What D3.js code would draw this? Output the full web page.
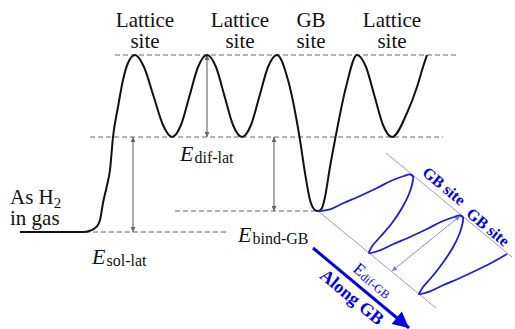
<!DOCTYPE html>
<html><head><meta charset="utf-8">
<script src="https://cdn.jsdelivr.net/npm/d3@7"></script>
<style>
html,body{margin:0;padding:0;background:#fff;font-family:"Liberation Serif","Times New Roman",Tinos,"DejaVu Serif",serif;}
svg{display:block;}
</style></head><body>
<svg id="chart" width="515" height="329"></svg>
<script>
// Energy levels (arbitrary units, H2 in gas = 0)
const levelNames = ["gas", "GB", "lattice", "saddle"];
const levelEnergy = [0, 0.21, 0.95, 1.77];
// extent of each dashed reference line along the reaction coordinate
const levelFrom = [6.5, 15.5, 7.0, 9.5];
const levelTo = [20.8, 29.8, 42.3, 43.7];

// Potential-energy profile through the bulk: reaction coordinate, energy
const bulkX = [0, 6.3, 7.0, 7.67, 8.0, 8.3, 8.67, 9.0, 9.3, 9.8, 10.3, 10.8, 11.5,
  12.4, 13.35, 14.3, 15.2, 16.1, 16.95, 17.8, 18.7, 19.6, 20.45, 21.3, 22.2, 23.1, 23.95, 24.8, 25.7,
  26.8, 28.0, 28.5, 29.0, 29.5, 29.8, 30.2, 30.5, 31.0, 31.5, 32.6, 33.7,
  34.6, 35.45, 36.3, 37.2, 38.7, 39.7, 40.3, 40.7];
const bulkE = [0, 0, 0.013, 0.053, 0.12, 0.29, 0.453, 0.62, 0.95, 1.25, 1.52, 1.69, 1.77,
  1.65, 1.36, 1.07, 0.95, 1.07, 1.36, 1.65, 1.77, 1.65, 1.36, 1.07, 0.95, 1.07, 1.36, 1.65, 1.77,
  1.52, 0.92, 0.59, 0.32, 0.22, 0.21, 0.24, 0.35, 0.65, 0.92, 1.45, 1.77,
  1.65, 1.36, 1.07, 0.95, 1.19, 1.45, 1.65, 1.77];

// Profile along the grain boundary, drawn in oblique projection
const gbX = [29.8, 31.0, 32.3, 34.0, 35.7, 37.3, 38.4, 39.0, 39.3, 39.25, 38.9, 38.2, 37.2, 36.1, 35.3, 35.0, 34.9, 36.0, 37.3, 39.0, 40.7, 42.3, 43.4, 44.0, 44.3, 44.25, 43.9, 43.2, 42.2, 41.1, 40.3, 40.0, 39.9, 41.0, 42.3, 44.0, 45.7, 47.3, 48.7];
const gbE = [0.21, 0.227, 0.287, 0.36, 0.44, 0.52, 0.56, 0.575, 0.555, 0.495, 0.38, 0.24, 0.09, -0.04, -0.13, -0.18, -0.21, -0.183, -0.123, -0.05, 0.03, 0.11, 0.15, 0.165, 0.145, 0.085, -0.03, -0.17, -0.32, -0.46, -0.55, -0.60, -0.62, -0.593, -0.533, -0.46, -0.38, -0.30, -0.22];

// Guide lines through GB sites (upper) and GB saddles (lower): [x0, E0, x1, E1]
const gbGuides = [[36.6, 0.79, 49.2, -0.25], [29.8, 0.21, 41.6, -0.76]];
// Direction arrow along the GB and the E_dif-GB arrow: [x0, E0, x1, E1]
const alongArrow = [29.3, -0.16, 38.9, -0.96];
const difGbArrow = [44.0, 0.16, 37.2, -0.39];

// Site labels above the profile
const siteTop = ["Lattice", "Lattice", "GB", "Lattice"];
const siteBottom = ["site", "site", "site", "site"];
const siteX = [12.5, 22.0, 29.1, 37.2];

// Energy differences marked with double arrows
const gapNames = ["sol-lat", "dif-lat", "bind-GB"];
const gapX = [11.3, 18.7, 25.4];
const gapFrom = [0, 0.95, 0.21];
const gapTo = [0.95, 1.77, 0.95];
const gapLabelX = [7.2, 16.0, 21.8];
const gapLabelE = [-0.32, 0.71, -0.10];

const FONT = '"Liberation Serif","Times New Roman",Tinos,"DejaVu Serif",serif';
const svg = d3.select("#chart").attr("font-family", FONT);
const x = d3.scaleLinear().domain([0, 50]).range([20, 520]);
const y = d3.scaleLinear().domain([0, 1.77]).range([232, 55]);

const defs = svg.append("defs");
function marker(id, color, w, h) {
  defs.append("marker").attr("id", id)
    .attr("viewBox", "0 0 10 10").attr("refX", 10).attr("refY", 5)
    .attr("markerUnits", "userSpaceOnUse")
    .attr("markerWidth", w).attr("markerHeight", h)
    .attr("orient", "auto-start-reverse")
    .append("path").attr("d", "M0,0L10,5L0,10z").attr("fill", color);
}
marker("ah-grey", "#666", 7, 5);
marker("ah-gb", "#7a7ad8", 7, 5);
marker("ah-blue", "#0000f0", 22, 16);

// dashed reference levels
svg.append("g").selectAll("line").data(levelNames).join("line")
  .attr("x1", (d, i) => x(levelFrom[i])).attr("x2", (d, i) => x(levelTo[i]))
  .attr("y1", (d, i) => y(levelEnergy[i])).attr("y2", (d, i) => y(levelEnergy[i]))
  .attr("stroke", "#666").attr("stroke-width", 1).attr("stroke-dasharray", "5,3");

// energy difference arrows
svg.append("g").selectAll("line").data(gapNames).join("line")
  .attr("x1", (d, i) => x(gapX[i])).attr("x2", (d, i) => x(gapX[i]))
  .attr("y1", (d, i) => y(gapFrom[i])).attr("y2", (d, i) => y(gapTo[i]))
  .attr("stroke", "#666").attr("stroke-width", 1.1)
  .attr("marker-start", "url(#ah-grey)").attr("marker-end", "url(#ah-grey)");

// bulk profile
const bulkLine = d3.line().x(d => x(d[0])).y(d => y(d[1])).curve(d3.curveMonotoneX);
svg.append("path").datum(d3.zip(bulkX, bulkE)).attr("d", bulkLine)
  .attr("fill", "none").attr("stroke", "#111").attr("stroke-width", 2);

// grain-boundary guides
svg.append("g").selectAll("line").data(gbGuides).join("line")
  .attr("x1", d => x(d[0])).attr("y1", d => y(d[1]))
  .attr("x2", d => x(d[2])).attr("y2", d => y(d[3]))
  .attr("stroke", "#8c8cec").attr("stroke-width", 0.9);

// E_dif-GB arrow
svg.append("line")
  .attr("x1", x(difGbArrow[0])).attr("y1", y(difGbArrow[1]))
  .attr("x2", x(difGbArrow[2])).attr("y2", y(difGbArrow[3]))
  .attr("stroke", "#7a7ad8").attr("stroke-width", 0.9)
  .attr("marker-start", "url(#ah-gb)").attr("marker-end", "url(#ah-gb)");

// profile along the grain boundary
const gbLine = d3.line().x(d => x(d[0])).y(d => y(d[1])).curve(d3.curveCatmullRom.alpha(0.5));
svg.append("path").datum(d3.zip(gbX, gbE)).attr("d", gbLine)
  .attr("fill", "none").attr("stroke", "#1c1cdc").attr("stroke-width", 1.8);

// "Along GB" direction arrow
svg.append("line")
  .attr("x1", x(alongArrow[0])).attr("y1", y(alongArrow[1]))
  .attr("x2", x(alongArrow[2])).attr("y2", y(alongArrow[3]))
  .attr("stroke", "#0000f0").attr("stroke-width", 3)
  .attr("marker-end", "url(#ah-blue)");

// site labels
const sites = svg.append("g").attr("font-size", 21).attr("text-anchor", "middle").attr("fill", "#111");
siteX.forEach((sx, i) => {
  sites.append("text").attr("x", x(sx)).attr("y", 27).text(siteTop[i]);
  sites.append("text").attr("x", x(sx)).attr("y", 48).text(siteBottom[i]);
});

// gas-phase label
const gas = svg.append("text").attr("x", 10).attr("y", 204).attr("font-size", 21).attr("fill", "#111");
gas.append("tspan").text("As H");
gas.append("tspan").attr("font-size", 15).attr("dy", 4).text("2");
svg.append("text").attr("x", 10).attr("y", 225).attr("font-size", 21).attr("fill", "#111").text("in gas");

// energy labels
gapNames.forEach((n, i) => {
  const t = svg.append("text").attr("x", x(gapLabelX[i])).attr("y", y(gapLabelE[i])).attr("fill", "#111");
  t.append("tspan").attr("font-size", 22).attr("font-style", "italic").text("E");
  t.append("tspan").attr("font-size", 16).attr("dy", 2).attr("dx", 1).text(n);
});

// rotated labels along the grain boundary
const angle = 39.5;
function gbText(ex, ee, size, weight) {
  return svg.append("text")
    .attr("transform", `translate(${x(ex)},${y(ee)}) rotate(${angle})`)
    .attr("text-anchor", "middle").attr("dominant-baseline", "central")
    .attr("font-size", size).attr("font-weight", weight).attr("fill", "#0000e6");
}
gbText(42.4, 0.46, 16, "bold").text("GB site");
gbText(46.8, 0.05, 16, "bold").text("GB site");
gbText(33.2, -0.65, 18, "bold").text("Along GB");
const eg = gbText(35.3, -0.48, 17, "normal");
eg.append("tspan").text("E");
eg.append("tspan").attr("font-size", 12).attr("dy", 3).text("dif-GB");
</script>
</body></html>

◆ ◆ ◆

Repeat the lines above, starting at the first and stopping after the line that holds "const levelTo = [20.8, 29.8, 42.3, 43.7];", with the pictures left out.

What D3.js code would draw this? Output the full web page.
<!DOCTYPE html>
<html><head><meta charset="utf-8">
<script src="https://cdn.jsdelivr.net/npm/d3@7"></script>
<style>
html,body{margin:0;padding:0;background:#fff;font-family:"Liberation Serif","Times New Roman",Tinos,"DejaVu Serif",serif;}
svg{display:block;}
</style></head><body>
<svg id="chart" width="515" height="329"></svg>
<script>
// Energy levels (arbitrary units, H2 in gas = 0)
const levelNames = ["gas", "GB", "lattice", "saddle"];
const levelEnergy = [0, 0.21, 0.95, 1.77];
// extent of each dashed reference line along the reaction coordinate
const levelFrom = [6.5, 15.5, 7.0, 9.5];
const levelTo = [20.8, 29.8, 42.3, 43.7];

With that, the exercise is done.